The judge overseeing Donald Trump's New York criminal trial on Tuesday approved a delay of the former president's sentencing after his lawyers asked for more time to argue that the
Supreme Court's immunity decision calls for a new trial.
The sentencing hearing, previously scheduled for July 11, will now take place on September 18 at the earliest, according to a letter posted on the court's docket.
The delay guarantees Trump will not be sentenced until after he is formally nominated for president at the Republican National Convention, which begins July 15, and sentencing will happen less than two months before the presidential election.
Trump's team moved quickly to leverage the Supreme Court's ruling on
Monday, sending
a letter to Merchan asking to brief him on how it impacts his felony conviction on 34 counts of falsified business records.
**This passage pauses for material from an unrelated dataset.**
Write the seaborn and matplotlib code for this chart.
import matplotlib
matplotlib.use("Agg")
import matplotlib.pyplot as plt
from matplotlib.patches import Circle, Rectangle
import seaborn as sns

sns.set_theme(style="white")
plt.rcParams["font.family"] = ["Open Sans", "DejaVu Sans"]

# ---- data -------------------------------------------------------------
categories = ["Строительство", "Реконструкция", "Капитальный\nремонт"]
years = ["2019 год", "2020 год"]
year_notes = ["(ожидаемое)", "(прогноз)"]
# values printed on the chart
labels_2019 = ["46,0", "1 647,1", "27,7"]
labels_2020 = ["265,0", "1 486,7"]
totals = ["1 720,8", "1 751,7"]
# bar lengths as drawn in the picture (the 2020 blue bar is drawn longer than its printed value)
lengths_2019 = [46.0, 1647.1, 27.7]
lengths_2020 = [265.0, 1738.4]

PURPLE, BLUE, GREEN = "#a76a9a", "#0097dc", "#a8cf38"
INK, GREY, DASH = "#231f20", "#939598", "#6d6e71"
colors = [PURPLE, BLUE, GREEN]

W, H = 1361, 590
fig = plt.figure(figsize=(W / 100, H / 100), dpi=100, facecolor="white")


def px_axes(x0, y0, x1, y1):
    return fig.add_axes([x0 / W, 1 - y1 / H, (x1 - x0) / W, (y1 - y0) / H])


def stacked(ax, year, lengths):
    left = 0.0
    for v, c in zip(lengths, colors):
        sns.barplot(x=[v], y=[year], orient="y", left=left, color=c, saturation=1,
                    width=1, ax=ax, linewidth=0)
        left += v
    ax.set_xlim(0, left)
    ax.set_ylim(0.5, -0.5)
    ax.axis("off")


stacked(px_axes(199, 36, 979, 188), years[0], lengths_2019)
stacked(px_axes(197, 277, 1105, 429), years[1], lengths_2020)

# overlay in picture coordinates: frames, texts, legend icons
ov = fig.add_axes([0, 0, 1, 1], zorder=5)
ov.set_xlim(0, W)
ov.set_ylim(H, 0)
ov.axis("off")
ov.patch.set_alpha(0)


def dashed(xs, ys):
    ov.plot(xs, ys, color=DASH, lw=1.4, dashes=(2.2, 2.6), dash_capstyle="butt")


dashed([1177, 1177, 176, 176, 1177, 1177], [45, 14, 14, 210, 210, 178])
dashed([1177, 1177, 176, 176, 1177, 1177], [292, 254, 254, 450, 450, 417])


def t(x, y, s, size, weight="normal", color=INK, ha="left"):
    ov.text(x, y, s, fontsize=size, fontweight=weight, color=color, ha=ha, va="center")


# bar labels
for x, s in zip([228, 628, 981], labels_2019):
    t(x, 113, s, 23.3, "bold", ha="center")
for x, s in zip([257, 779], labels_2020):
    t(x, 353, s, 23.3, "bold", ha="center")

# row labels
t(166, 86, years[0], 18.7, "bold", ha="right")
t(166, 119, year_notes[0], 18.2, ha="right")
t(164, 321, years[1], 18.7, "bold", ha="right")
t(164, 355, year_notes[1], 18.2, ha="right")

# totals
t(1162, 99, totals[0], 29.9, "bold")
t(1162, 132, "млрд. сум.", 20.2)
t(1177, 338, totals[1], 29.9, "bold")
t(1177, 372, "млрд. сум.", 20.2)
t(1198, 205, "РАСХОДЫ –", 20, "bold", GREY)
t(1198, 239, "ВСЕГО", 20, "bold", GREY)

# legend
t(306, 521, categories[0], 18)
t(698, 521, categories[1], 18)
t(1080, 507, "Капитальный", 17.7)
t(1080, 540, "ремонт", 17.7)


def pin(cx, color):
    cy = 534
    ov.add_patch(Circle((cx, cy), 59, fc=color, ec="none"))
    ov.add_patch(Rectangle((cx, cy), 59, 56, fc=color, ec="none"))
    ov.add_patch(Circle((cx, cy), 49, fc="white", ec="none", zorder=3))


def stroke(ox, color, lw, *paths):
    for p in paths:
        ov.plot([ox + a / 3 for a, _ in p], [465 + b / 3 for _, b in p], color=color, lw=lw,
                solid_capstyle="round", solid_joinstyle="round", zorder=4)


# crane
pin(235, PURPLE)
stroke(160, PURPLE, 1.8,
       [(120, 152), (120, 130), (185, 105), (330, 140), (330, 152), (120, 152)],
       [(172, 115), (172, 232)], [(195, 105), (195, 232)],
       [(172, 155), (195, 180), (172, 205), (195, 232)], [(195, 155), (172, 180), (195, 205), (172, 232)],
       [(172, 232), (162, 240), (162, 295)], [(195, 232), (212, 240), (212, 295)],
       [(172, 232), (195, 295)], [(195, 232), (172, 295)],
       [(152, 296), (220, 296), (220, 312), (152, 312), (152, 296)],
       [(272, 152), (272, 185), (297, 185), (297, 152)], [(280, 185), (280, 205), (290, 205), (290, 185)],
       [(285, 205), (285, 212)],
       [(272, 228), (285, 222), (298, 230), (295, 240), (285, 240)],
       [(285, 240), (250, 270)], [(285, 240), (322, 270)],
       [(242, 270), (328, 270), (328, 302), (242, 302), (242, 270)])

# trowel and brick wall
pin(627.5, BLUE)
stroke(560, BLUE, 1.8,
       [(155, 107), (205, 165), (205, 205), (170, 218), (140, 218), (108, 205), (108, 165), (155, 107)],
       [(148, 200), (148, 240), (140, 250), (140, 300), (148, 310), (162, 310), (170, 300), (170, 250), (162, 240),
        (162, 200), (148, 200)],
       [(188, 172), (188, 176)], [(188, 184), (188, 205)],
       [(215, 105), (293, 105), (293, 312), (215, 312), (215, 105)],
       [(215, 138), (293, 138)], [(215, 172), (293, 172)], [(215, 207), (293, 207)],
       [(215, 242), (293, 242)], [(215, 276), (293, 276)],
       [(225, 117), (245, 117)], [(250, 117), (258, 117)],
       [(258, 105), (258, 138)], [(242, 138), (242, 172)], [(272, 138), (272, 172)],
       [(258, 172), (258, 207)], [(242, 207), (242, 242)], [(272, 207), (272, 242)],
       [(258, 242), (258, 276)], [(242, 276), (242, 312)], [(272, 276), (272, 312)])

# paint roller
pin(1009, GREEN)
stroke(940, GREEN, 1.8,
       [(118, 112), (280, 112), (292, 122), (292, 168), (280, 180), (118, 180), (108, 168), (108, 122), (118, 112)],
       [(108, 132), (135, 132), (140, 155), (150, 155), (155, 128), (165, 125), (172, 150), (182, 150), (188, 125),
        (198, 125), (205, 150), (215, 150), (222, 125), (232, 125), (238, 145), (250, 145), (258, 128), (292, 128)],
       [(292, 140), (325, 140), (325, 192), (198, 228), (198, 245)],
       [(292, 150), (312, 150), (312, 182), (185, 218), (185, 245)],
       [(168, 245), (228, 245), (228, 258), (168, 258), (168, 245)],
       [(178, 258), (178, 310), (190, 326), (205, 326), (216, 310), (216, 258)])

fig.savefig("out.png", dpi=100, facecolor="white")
In a letter Tuesday, prosecutors
said they were not opposed to delaying the sentencing hearing, though they signaled they believe the effort to toss the verdict is "without merit."
The Manhattan jury found Trump guilty of crimes that would normally be misdemeanors but were escalated to felonies in this case. Prosecutors argued he doctored his internal business records while serving in the White House to disguise the fact that as president-elect, he'd ordered his former lawyer Michael Cohen to pay off adult film star Stormy Daniels ahead of the 2016 election.